Why do so many entrepreneurs persist with family-based solutions despite the evident risks?
The answer is both psychological and emotional:
- Fear of losing control,
- Guilt towards children, and
- Concerns about personal relevance play a major role. For many founders, the business is an extension of their identity — and handing it to someone outside the family is often difficult to accept.
This emotional barrier leads to decisions driven by sentiment rather than by business logic, with tangible economic consequences. At the same time, a growing number of owners do not even consider external succession or a sale, despite the unsuitability of internal candidates. This highlights how deeply embedded family logic remains in many corporate cultures — and how urgently a paradigm shift is needed.
Successful succession examples demonstrate that change is possible. Family businesses that define clear competence profiles, require external management experience as a prerequisite, and implement objective selection processes not only secure continuity but also maintain competitiveness. In these companies, “family” is treated as an option — not an automatic entitlement — preserving founder values while meeting future performance demands.
Business succession, therefore, remains a central strategic issue for founders and CEOs in both countries. It is not an administrative formality but a leadership decision with a direct impact on growth, innovation, and competitiveness. The challenge lies not only in identifying a successor but also in defining the appropriate criteria to secure the company’s future on a solid foundation.
A few figures that underline the urgency:
By the end of 2029, approximately 109,000 SMEs in Germany will face a succession decision each year, while approximately 114,000 businesses will risk closure due to a lack of viable solutions.
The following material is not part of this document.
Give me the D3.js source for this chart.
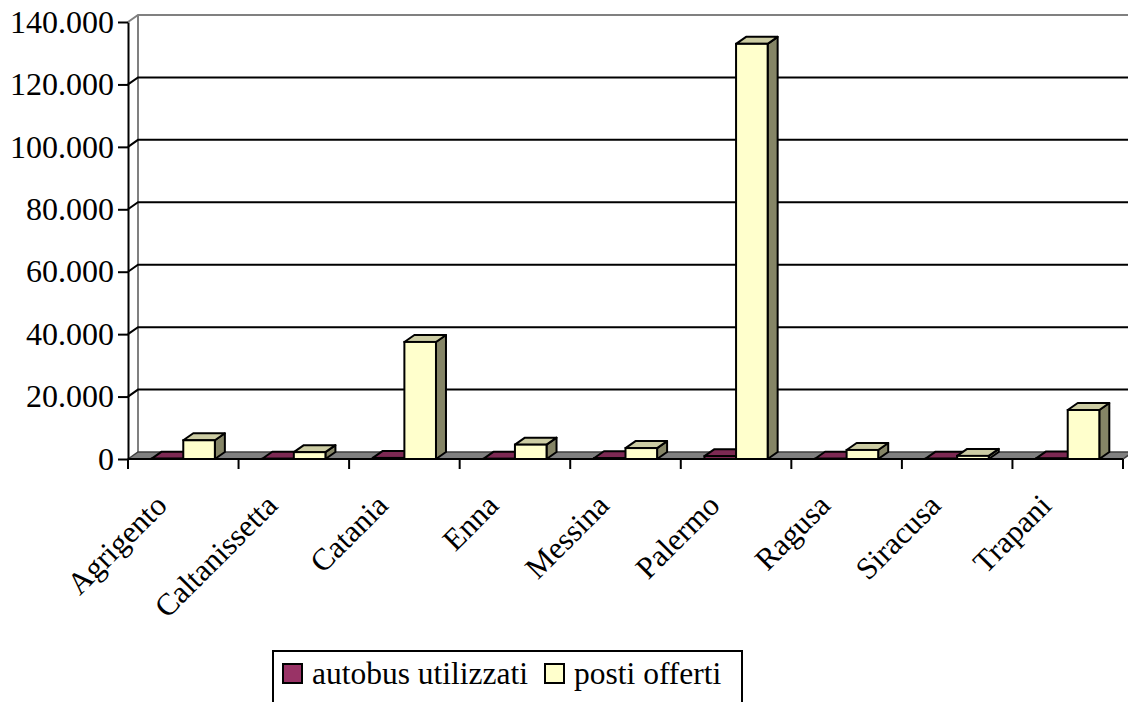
<!DOCTYPE html>
<html>
<head>
<meta charset="utf-8">
<script src="https://cdn.jsdelivr.net/npm/d3@7"></script>
<style>
  body { margin: 0; background: #fff; }
  svg { display: block; font-family: "Liberation Serif", "Times New Roman", serif; }
</style>
</head>
<body>
<svg id="chart"></svg>
<script>
// data
const categories = ["Agrigento", "Caltanissetta", "Catania", "Enna", "Messina", "Palermo", "Ragusa", "Siracusa", "Trapani"];
const seriesNames = ["autobus utilizzati", "posti offerti"];
const autobus = [120, 80, 350, 60, 250, 900, 90, 110, 180];
const posti = [6000, 2200, 37500, 4600, 3500, 133000, 2900, 1000, 15700];
const yTicks = [0, 20000, 40000, 60000, 80000, 100000, 120000, 140000];

const width = 1128;
const height = 702;
const plotLeft = 128, plotRight = 1123, plotTop = 22, plotBottom = 459;
const dx = 10, dy = 7; // 3d depth offset
const serif = '"Liberation Serif", "Times New Roman", serif';

const colors = {
  "autobus utilizzati": { front: "#993366", top: "#7d2953", side: "#5c1f3d" },
  "posti offerti": { front: "#ffffcc", top: "#cccca3", side: "#858566" }
};

const svg = d3.select('#chart')
  .attr('width', width)
  .attr('height', height);

const x = d3.scaleBand()
  .domain(categories)
  .range([plotLeft, plotRight])
  .padding(0);

const xSub = d3.scaleBand()
  .domain(seriesNames)
  .range([0, x.bandwidth()])
  .paddingInner(0)
  .paddingOuter(0.75);

const y = d3.scaleLinear()
  .domain([0, 140000])
  .range([plotBottom, plotTop]);

const it = d3.formatLocale({ decimal: ",", thousands: ".", grouping: [3], currency: ["", "€"] });
const fmt = it.format(",.0f");

// back wall edges
svg.append('path')
  .attr('d', `M${plotLeft},${plotTop} L${plotLeft + dx},${plotTop - dy} L${width + 5},${plotTop - dy} M${plotLeft + dx},${plotTop - dy} L${plotLeft + dx},${plotBottom - dy}`)
  .attr('fill', 'none')
  .attr('stroke', '#808080')
  .attr('stroke-width', 2);

// gridlines (side wall stub + back wall)
svg.append('g')
  .selectAll('path')
  .data(yTicks.filter(d => d > 0 && d < 140000))
  .enter().append('path')
  .attr('d', d => `M${plotLeft},${y(d)} L${plotLeft + dx},${y(d) - dy} L${width + 5},${y(d) - dy}`)
  .attr('fill', 'none')
  .attr('stroke', '#000')
  .attr('stroke-width', 2);

// floor
svg.append('path')
  .attr('d', `M${plotLeft},${plotBottom} L${plotLeft + dx},${plotBottom - dy} L${plotRight + dx},${plotBottom - dy} L${plotRight},${plotBottom} Z`)
  .attr('fill', '#808080')
  .attr('stroke', '#404040')
  .attr('stroke-width', 1.5);

// bars
const rows = [];
categories.forEach((c, i) => {
  rows.push({ cat: c, s: seriesNames[0], v: autobus[i] });
  rows.push({ cat: c, s: seriesNames[1], v: posti[i] });
});

const bars = svg.append('g').selectAll('g')
  .data(rows)
  .enter().append('g');

bars.each(function (d) {
  const g = d3.select(this);
  const x0 = x(d.cat) + xSub(d.s);
  const x1 = x0 + xSub.bandwidth();
  const y0 = y(0);
  const y1 = y(d.v);
  const col = colors[d.s];
  // side
  g.append('path')
    .attr('d', `M${x1},${y1} L${x1 + dx},${y1 - dy} L${x1 + dx},${y0 - dy} L${x1},${y0} Z`)
    .attr('fill', col.side).attr('stroke', '#000').attr('stroke-width', 2).attr('stroke-linejoin', 'round');
  // top
  g.append('path')
    .attr('d', `M${x0},${y1} L${x0 + dx},${y1 - dy} L${x1 + dx},${y1 - dy} L${x1},${y1} Z`)
    .attr('fill', col.top).attr('stroke', '#000').attr('stroke-width', 2).attr('stroke-linejoin', 'round');
  // front
  g.append('rect')
    .attr('x', x0).attr('y', y1)
    .attr('width', x1 - x0).attr('height', Math.max(0, y0 - y1))
    .attr('fill', col.front).attr('stroke', '#000').attr('stroke-width', 2);
});

// y axis
const yAxis = svg.append('g')
  .attr('transform', `translate(${plotLeft},0)`)
  .call(d3.axisLeft(y).tickValues(yTicks).tickSize(10).tickSizeOuter(0).tickPadding(4).tickFormat(fmt))
  .attr('font-family', serif)
  .attr('font-size', 32);
yAxis.select('.domain').attr('stroke', '#000').attr('stroke-width', 2);
yAxis.selectAll('.tick line').attr('stroke', '#000').attr('stroke-width', 2);
yAxis.selectAll('.tick text').attr('fill', '#000');

// x axis line and ticks at band boundaries
svg.append('line')
  .attr('x1', plotLeft).attr('x2', plotRight)
  .attr('y1', plotBottom).attr('y2', plotBottom)
  .attr('stroke', '#000').attr('stroke-width', 2);
const bounds = categories.map(c => x(c)).concat([x.range()[1]]);
svg.append('g').selectAll('line')
  .data(bounds)
  .enter().append('line')
  .attr('x1', d => d).attr('x2', d => d)
  .attr('y1', plotBottom).attr('y2', plotBottom + 10)
  .attr('stroke', '#000').attr('stroke-width', 2);

// category labels
svg.append('g').selectAll('text')
  .data(categories)
  .enter().append('text')
  .attr('transform', d => `translate(${x(d) + x.bandwidth() / 2 - 30},${plotBottom + 33}) rotate(-45)`)
  .attr('text-anchor', 'end')
  .attr('dy', '0.7em')
  .style('font-size', '31px')
  .text(d => d);

// legend
const legend = svg.append('g');
legend.append('rect')
  .attr('x', 273).attr('y', 651)
  .attr('width', 469).attr('height', 60)
  .attr('fill', '#fff').attr('stroke', '#000').attr('stroke-width', 2);
const legendX = [283, 545];
seriesNames.forEach((s, i) => {
  legend.append('rect')
    .attr('x', legendX[i]).attr('y', 664)
    .attr('width', 19).attr('height', 19)
    .attr('fill', colors[s].front).attr('stroke', '#000').attr('stroke-width', 2);
  legend.append('text')
    .attr('x', legendX[i] + 29).attr('y', 684)
    .style('font-size', '31.5px')
    .text(s);
});
</script>
</body>
</html>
Demographic trends intensify the situation, with more than 57% of SME owners aged 55 or older.
In Switzerland, tens of thousands of companies are affected as well—approximately 90,000 SMEs currently face unresolved succession issues, with micro and small enterprises particularly affected.
Overall, business succession is not a marginal national issue but a structural challenge for both economies—one that will decisively shape the long-term sustainability of their business sectors.